_PROVIDED DATA_.
※
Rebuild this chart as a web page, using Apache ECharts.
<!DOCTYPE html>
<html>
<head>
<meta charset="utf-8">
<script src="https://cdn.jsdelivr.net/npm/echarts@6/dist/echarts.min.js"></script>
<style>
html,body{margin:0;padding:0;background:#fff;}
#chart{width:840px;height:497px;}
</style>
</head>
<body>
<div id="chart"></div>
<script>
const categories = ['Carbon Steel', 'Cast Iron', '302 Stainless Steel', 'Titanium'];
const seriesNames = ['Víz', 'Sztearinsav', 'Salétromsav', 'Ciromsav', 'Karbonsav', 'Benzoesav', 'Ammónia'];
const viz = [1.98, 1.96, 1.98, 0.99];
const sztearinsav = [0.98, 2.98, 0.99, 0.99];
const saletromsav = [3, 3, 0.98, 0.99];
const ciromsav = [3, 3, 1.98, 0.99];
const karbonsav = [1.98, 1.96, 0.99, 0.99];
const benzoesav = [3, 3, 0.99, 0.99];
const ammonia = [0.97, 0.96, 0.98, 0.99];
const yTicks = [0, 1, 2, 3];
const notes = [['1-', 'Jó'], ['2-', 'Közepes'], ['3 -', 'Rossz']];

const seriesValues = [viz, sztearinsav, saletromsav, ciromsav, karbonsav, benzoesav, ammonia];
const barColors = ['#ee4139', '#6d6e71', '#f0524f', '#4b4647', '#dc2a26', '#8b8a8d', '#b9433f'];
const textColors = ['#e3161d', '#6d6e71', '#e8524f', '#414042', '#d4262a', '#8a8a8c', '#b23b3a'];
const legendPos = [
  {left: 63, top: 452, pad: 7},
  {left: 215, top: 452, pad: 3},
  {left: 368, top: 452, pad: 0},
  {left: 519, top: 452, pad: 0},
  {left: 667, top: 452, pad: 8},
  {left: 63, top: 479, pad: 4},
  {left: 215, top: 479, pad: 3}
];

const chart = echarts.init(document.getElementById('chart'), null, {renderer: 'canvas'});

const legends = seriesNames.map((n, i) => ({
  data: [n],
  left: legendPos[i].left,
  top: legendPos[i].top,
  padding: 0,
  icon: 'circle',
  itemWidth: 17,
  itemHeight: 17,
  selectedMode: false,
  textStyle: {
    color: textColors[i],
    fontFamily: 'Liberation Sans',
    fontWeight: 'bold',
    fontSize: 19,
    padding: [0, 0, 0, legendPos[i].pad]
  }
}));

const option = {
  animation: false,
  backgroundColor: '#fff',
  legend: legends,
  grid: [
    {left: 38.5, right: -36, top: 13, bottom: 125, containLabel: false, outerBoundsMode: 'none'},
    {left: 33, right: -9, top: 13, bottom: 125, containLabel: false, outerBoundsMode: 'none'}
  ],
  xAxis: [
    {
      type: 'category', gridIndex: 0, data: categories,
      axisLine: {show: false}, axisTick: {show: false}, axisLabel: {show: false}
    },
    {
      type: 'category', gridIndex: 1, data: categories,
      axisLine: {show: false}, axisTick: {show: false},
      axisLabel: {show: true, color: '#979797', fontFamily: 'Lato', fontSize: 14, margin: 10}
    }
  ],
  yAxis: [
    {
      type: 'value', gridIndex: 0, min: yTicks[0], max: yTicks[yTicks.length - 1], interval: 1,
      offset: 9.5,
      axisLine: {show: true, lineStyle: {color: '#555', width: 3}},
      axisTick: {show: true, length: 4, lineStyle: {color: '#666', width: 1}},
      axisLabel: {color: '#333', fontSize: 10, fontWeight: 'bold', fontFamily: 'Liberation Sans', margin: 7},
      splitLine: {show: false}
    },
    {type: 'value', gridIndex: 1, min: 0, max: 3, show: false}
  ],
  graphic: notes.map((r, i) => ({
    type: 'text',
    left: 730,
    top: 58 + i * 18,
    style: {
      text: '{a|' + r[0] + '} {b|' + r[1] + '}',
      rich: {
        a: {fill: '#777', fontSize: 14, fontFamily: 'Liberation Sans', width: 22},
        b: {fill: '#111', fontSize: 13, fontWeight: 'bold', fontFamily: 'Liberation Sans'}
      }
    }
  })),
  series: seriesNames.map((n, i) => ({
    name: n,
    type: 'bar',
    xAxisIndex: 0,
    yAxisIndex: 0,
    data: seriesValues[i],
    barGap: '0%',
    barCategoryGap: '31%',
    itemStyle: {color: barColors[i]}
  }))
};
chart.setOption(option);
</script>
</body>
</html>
※
_EXERCISE TASK_. Retype the whole listing above exactly.

_FULL RESPONSE_.
Rebuild this chart as a web page, using Apache ECharts.
<!DOCTYPE html>
<html>
<head>
<meta charset="utf-8">
<script src="https://cdn.jsdelivr.net/npm/echarts@6/dist/echarts.min.js"></script>
<style>
html,body{margin:0;padding:0;background:#fff;}
#chart{width:840px;height:497px;}
</style>
</head>
<body>
<div id="chart"></div>
<script>
const categories = ['Carbon Steel', 'Cast Iron', '302 Stainless Steel', 'Titanium'];
const seriesNames = ['Víz', 'Sztearinsav', 'Salétromsav', 'Ciromsav', 'Karbonsav', 'Benzoesav', 'Ammónia'];
const viz = [1.98, 1.96, 1.98, 0.99];
const sztearinsav = [0.98, 2.98, 0.99, 0.99];
const saletromsav = [3, 3, 0.98, 0.99];
const ciromsav = [3, 3, 1.98, 0.99];
const karbonsav = [1.98, 1.96, 0.99, 0.99];
const benzoesav = [3, 3, 0.99, 0.99];
const ammonia = [0.97, 0.96, 0.98, 0.99];
const yTicks = [0, 1, 2, 3];
const notes = [['1-', 'Jó'], ['2-', 'Közepes'], ['3 -', 'Rossz']];

const seriesValues = [viz, sztearinsav, saletromsav, ciromsav, karbonsav, benzoesav, ammonia];
const barColors = ['#ee4139', '#6d6e71', '#f0524f', '#4b4647', '#dc2a26', '#8b8a8d', '#b9433f'];
const textColors = ['#e3161d', '#6d6e71', '#e8524f', '#414042', '#d4262a', '#8a8a8c', '#b23b3a'];
const legendPos = [
  {left: 63, top: 452, pad: 7},
  {left: 215, top: 452, pad: 3},
  {left: 368, top: 452, pad: 0},
  {left: 519, top: 452, pad: 0},
  {left: 667, top: 452, pad: 8},
  {left: 63, top: 479, pad: 4},
  {left: 215, top: 479, pad: 3}
];

const chart = echarts.init(document.getElementById('chart'), null, {renderer: 'canvas'});

const legends = seriesNames.map((n, i) => ({
  data: [n],
  left: legendPos[i].left,
  top: legendPos[i].top,
  padding: 0,
  icon: 'circle',
  itemWidth: 17,
  itemHeight: 17,
  selectedMode: false,
  textStyle: {
    color: textColors[i],
    fontFamily: 'Liberation Sans',
    fontWeight: 'bold',
    fontSize: 19,
    padding: [0, 0, 0, legendPos[i].pad]
  }
}));

const option = {
  animation: false,
  backgroundColor: '#fff',
  legend: legends,
  grid: [
    {left: 38.5, right: -36, top: 13, bottom: 125, containLabel: false, outerBoundsMode: 'none'},
    {left: 33, right: -9, top: 13, bottom: 125, containLabel: false, outerBoundsMode: 'none'}
  ],
  xAxis: [
    {
      type: 'category', gridIndex: 0, data: categories,
      axisLine: {show: false}, axisTick: {show: false}, axisLabel: {show: false}
    },
    {
      type: 'category', gridIndex: 1, data: categories,
      axisLine: {show: false}, axisTick: {show: false},
      axisLabel: {show: true, color: '#979797', fontFamily: 'Lato', fontSize: 14, margin: 10}
    }
  ],
  yAxis: [
    {
      type: 'value', gridIndex: 0, min: yTicks[0], max: yTicks[yTicks.length - 1], interval: 1,
      offset: 9.5,
      axisLine: {show: true, lineStyle: {color: '#555', width: 3}},
      axisTick: {show: true, length: 4, lineStyle: {color: '#666', width: 1}},
      axisLabel: {color: '#333', fontSize: 10, fontWeight: 'bold', fontFamily: 'Liberation Sans', margin: 7},
      splitLine: {show: false}
    },
    {type: 'value', gridIndex: 1, min: 0, max: 3, show: false}
  ],
  graphic: notes.map((r, i) => ({
    type: 'text',
    left: 730,
    top: 58 + i * 18,
    style: {
      text: '{a|' + r[0] + '} {b|' + r[1] + '}',
      rich: {
        a: {fill: '#777', fontSize: 14, fontFamily: 'Liberation Sans', width: 22},
        b: {fill: '#111', fontSize: 13, fontWeight: 'bold', fontFamily: 'Liberation Sans'}
      }
    }
  })),
  series: seriesNames.map((n, i) => ({
    name: n,
    type: 'bar',
    xAxisIndex: 0,
    yAxisIndex: 0,
    data: seriesValues[i],
    barGap: '0%',
    barCategoryGap: '31%',
    itemStyle: {color: barColors[i]}
  }))
};
chart.setOption(option);
</script>
</body>
</html>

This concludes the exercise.